McShay has Tampa Bay taking UCLA linebacker Akeem Ayers at No. 20. That’s a break from conventional wisdom that the Bucs will go with a defensive end. I don’t think this one’s out of the question. The Bucs need a playmaker somewhere in the front seven, and taking a linebacker makes some sense if they’re not sold on the defensive ends. Ayers isn’t like Georgia’s Justin Houston, a guy who has experience at linebacker and defensive end. Ayers usually plays in the 250-pound range. He could be used as a pass-rusher from the linebacker spot, but he doesn’t have the size to move to defensive end and be an every-down player.
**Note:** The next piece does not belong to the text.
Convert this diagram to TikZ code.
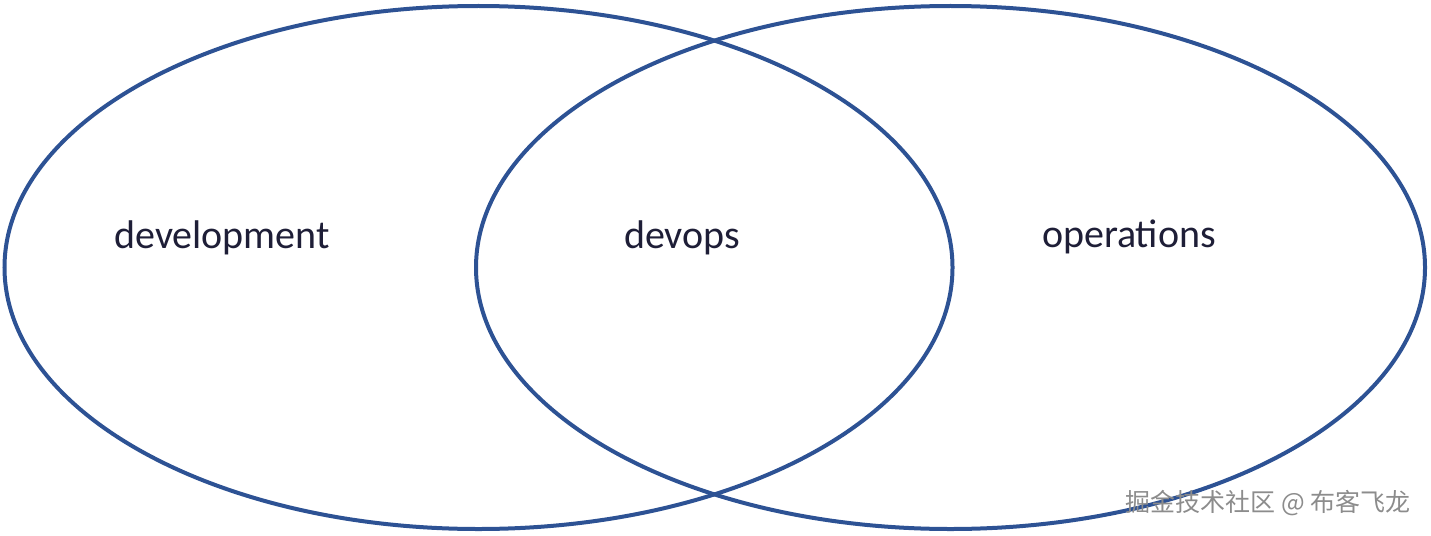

McShay has New Orleans taking Temple defensive lineman Muhammad Wilkerson at No. 24. Some people view him as a defensive end and some see him as a defensive tackle in the NFL. The Saints could use help at either spot and they don’t have to make an immediate decision on what position he’ll play for the long term. This is sort of like 2009, when the Saints used their first-round pick on Malcolm Jenkins. They used him as a cornerback as a rookie and moved him to free safety, where he blossomed last year.

At No. 27, McShay has the Atlanta Falcons going in a different direction than a lot of people are expecting. Most mock drafts have the Falcons taking a defensive end. But McShay has them taking Boston College offensive tackle Anthony Castonzo. Interesting. Left tackle Sam Baker, who was taken in the first round in 2008 to protect Matt Ryan’s blind side has struggled at times. There also is uncertainty elsewhere on the offensive line because the Falcons have some potential free agents. This pick might go against the norm, but it makes some sense.